Chile's Parliament Legalizes Certain Abortions

“Today, women reclaimed a basic right"


The Republic of Chile's parliament has passed legislation to allow abortion under certain circumstances after being introduced by President Michelle Bachelet.

Bachelet, a member of the Socialist Party, praised the vote on Twitter: “Today, women reclaimed a basic right … to choose. I am hopeful that the Constitutional Court will listen to the voice of the majority."

LifeSiteNews has more: 

In language critics called ambiguous at best, the proposed law legalizes aborting a baby 'when the fetus is unviable.' It also allows terminating a baby at any stage of development if she was conceived by rape. It passed 70-45 in the Chamber of Deputies and 22-13 in the Senate.

The next step is for Chile's Constitutional Tribunal to determine in the coming weeks the legality of the new abortion law.

Pro-life leaders in the country decried the law as 'punishing the innocent (baby conceived) and letting the guilty (rapist) off free.' They also argue that the law would encourage women to file false charges of rape.

National Catholic leaders have denounced the bill. Bishop Cristián Cordero of Puerto Montt commented, "The reason given is the 'right of the woman to decide.' To decide on the life or death of your child? Who gave you that right?" The bishop noted the proposed law "contradicts the first human right that is to the protection of life … as indicated in the Chilean Constitution."

Chile's Constitution "guarantees to all persons … the right to life and to the physical and psychological integrity of the individual. The law protects the life of those about to be born."

Chile has been inundated with pro-abortion messaging lately, a two-thirds Catholic country, with "pro-abortion pressure groups both inside and outside of its borders" pushing for its legalization.  

Caludia Dides, director of the pro-abortion group Miles Chile, characterized the vote as "a great triumph that will allow Chilean women to feel safe." She criticized pro-life laws because they "limit individual freedom."

Bishop Cordero advised legislators to "listen to God's command: ‘Thou shalt not kill.'"

Monsignor Cristián Contreras of the Chile Conference of Catholic Bishops said abortion is never "therapeutic" and Catholicism can never condone it. Numerous Catholic hospitals and healthcare facilities vowed never to go along with the bill.

Chile restricted abortion to exceptional cases for decades and outlawed abortion entirely in 1989 under Dictator Augusto Pinochet.

As with all pro-life countries, the law never penalizes saving the life of the mother, even if it indirectly results in the death of her child in the womb. Unfortunately, this latitude is abused by women and abortionists who claim an abortion is for the woman's health. In 2014, more than 30,000 abortions were reported as such "accidents."

The New York Times reported that tens of thousands of illegal abortions are committed in Chile every year. Activists say those abortions are "unsafe" and the new law will make abortion less dangerous.
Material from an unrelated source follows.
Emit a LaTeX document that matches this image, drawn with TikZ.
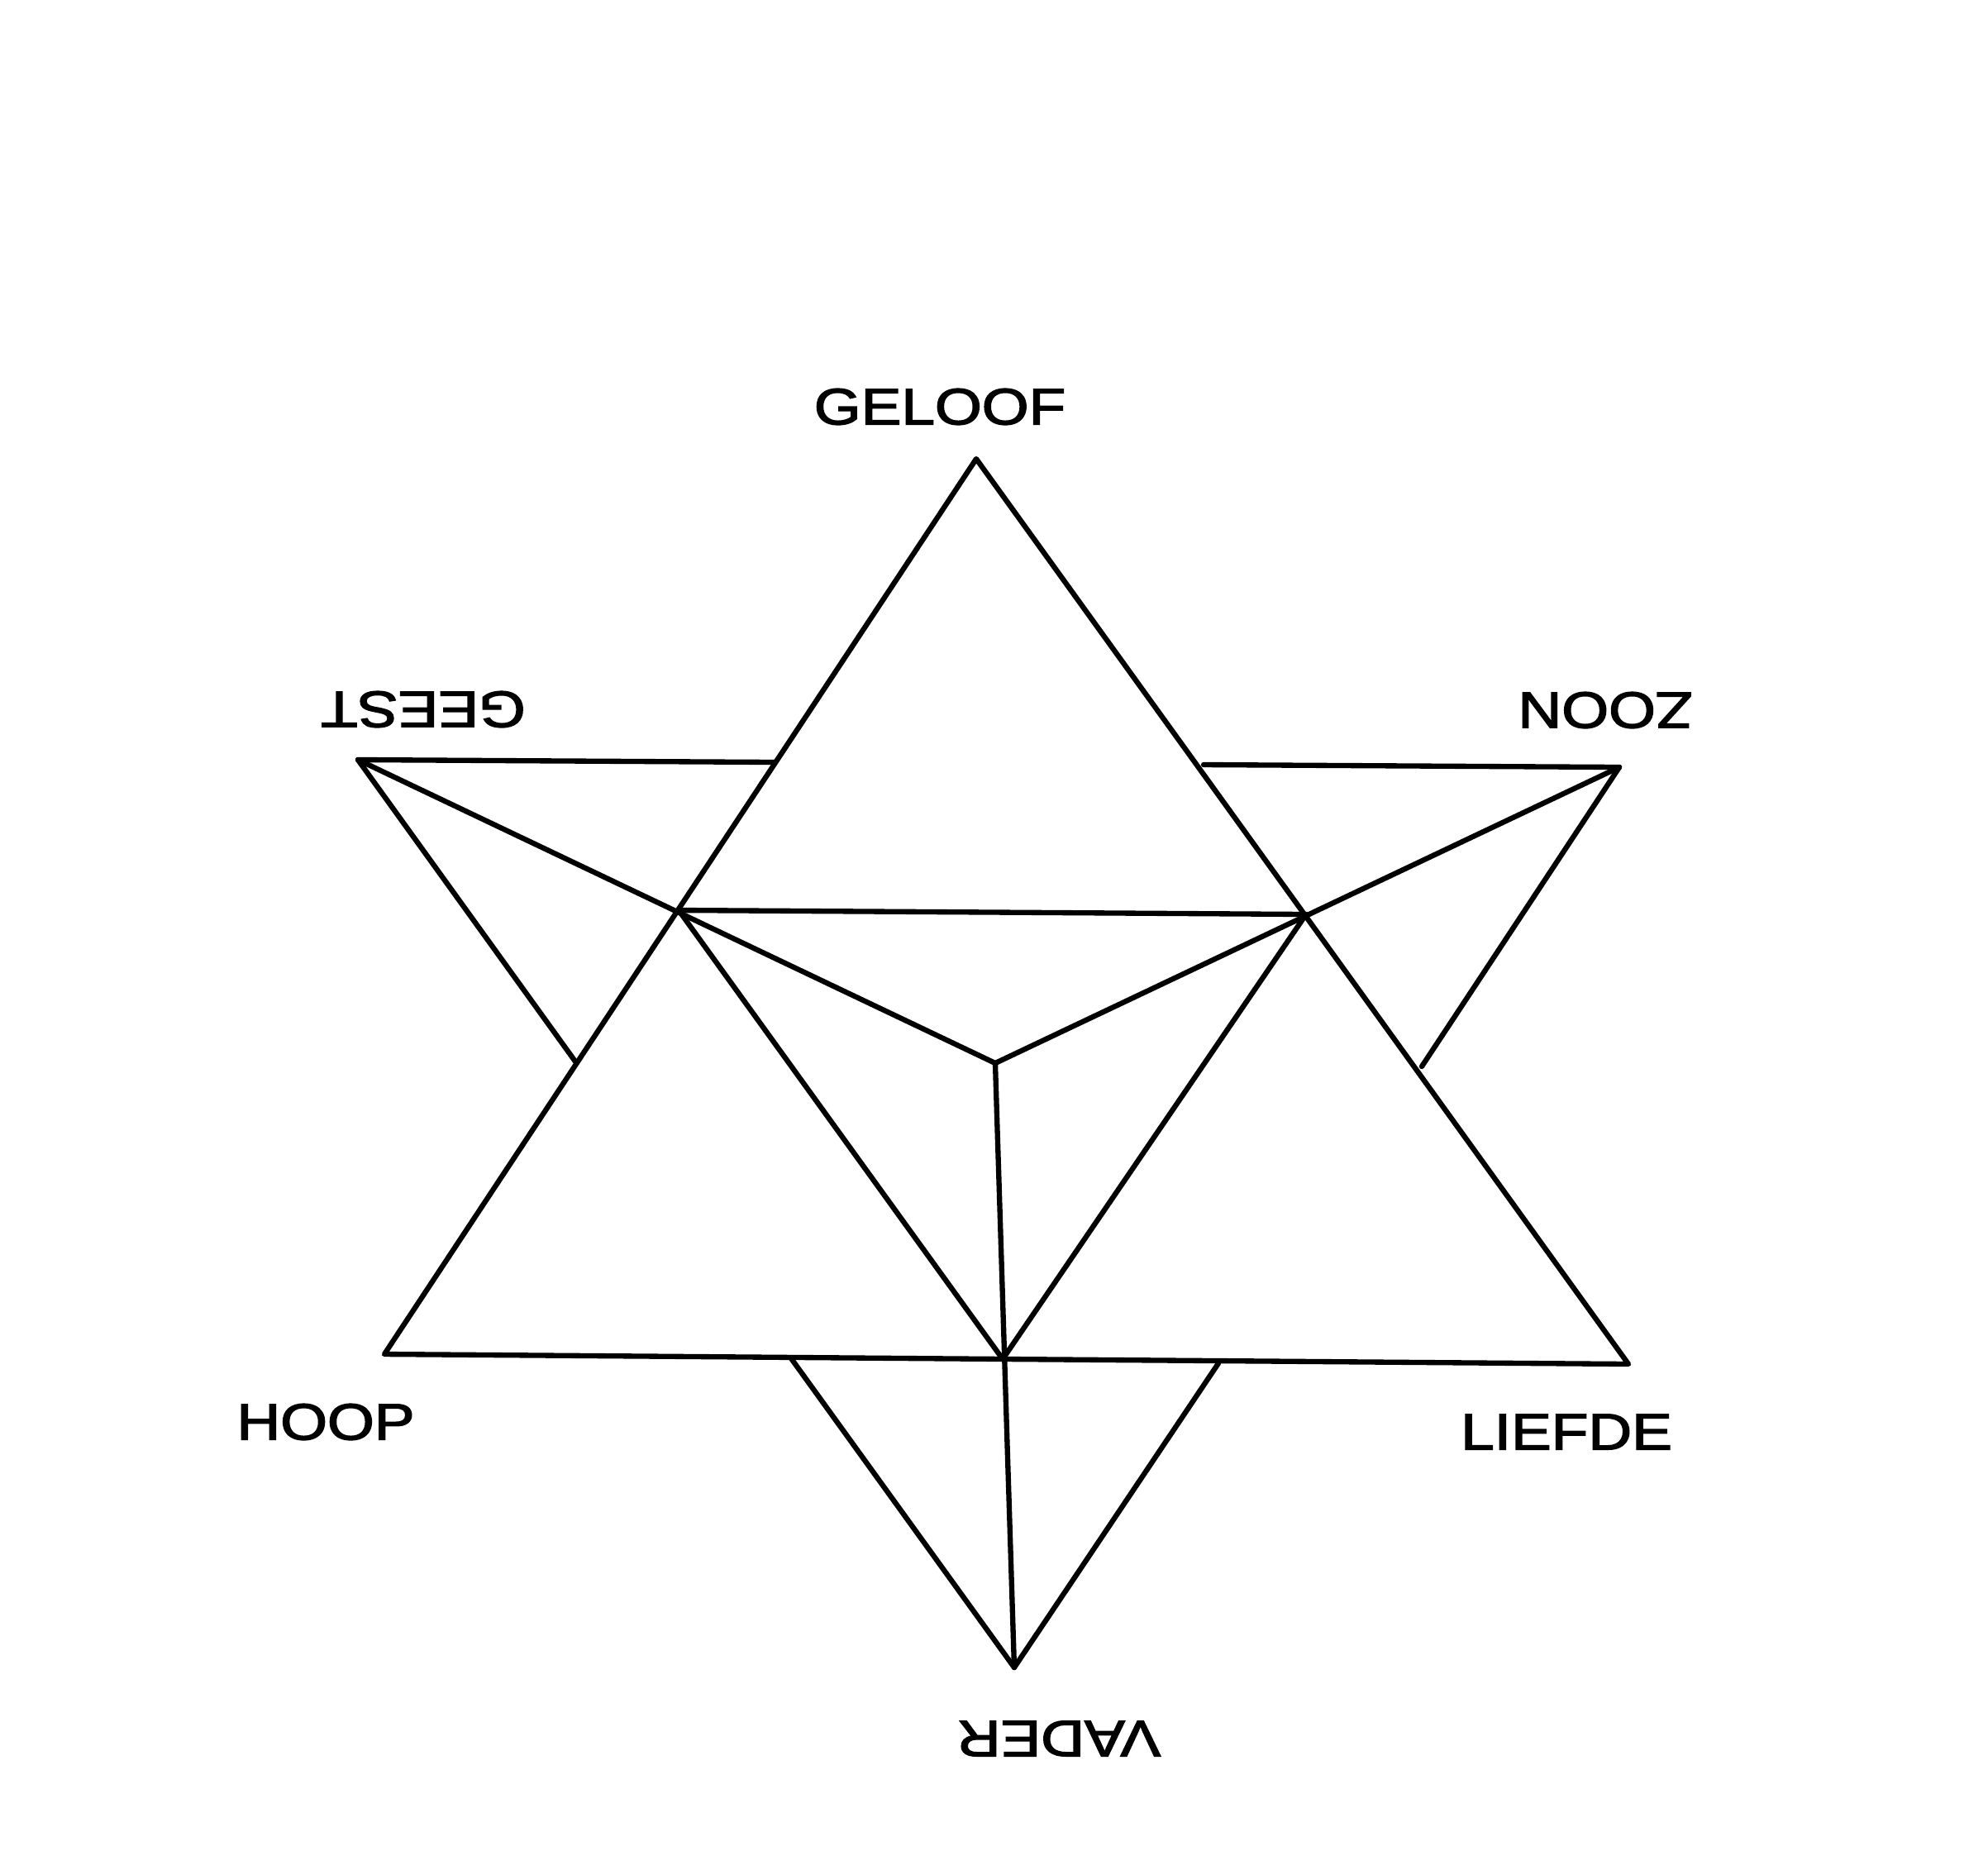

Under current Chilean law, caught and convicted abortionists can be sentenced up to three years in prison.  

The bill now goes before Chile's Constitutional Tribunal for approval. The Tribunal is headed by Carlos Carmona, an abortion-supporting Bachelet appointee, until August 29.  He will be replaced by pro-life conservative Ivan Arostica, so the Bachelet administration lobbied legislators to rush the vote in order to get the bill before the Tribunal while Carmona can still cast the deciding vote.

Bachelet's term as president ends next year. Before being elected for the second time, she was the executive director of the United Nations office of Gender Equality and the Empowerment of Women.

Though Latin America is largely a Catholic stronghold of morality, liberalism has slowly crept in among the upper classes in recent decades.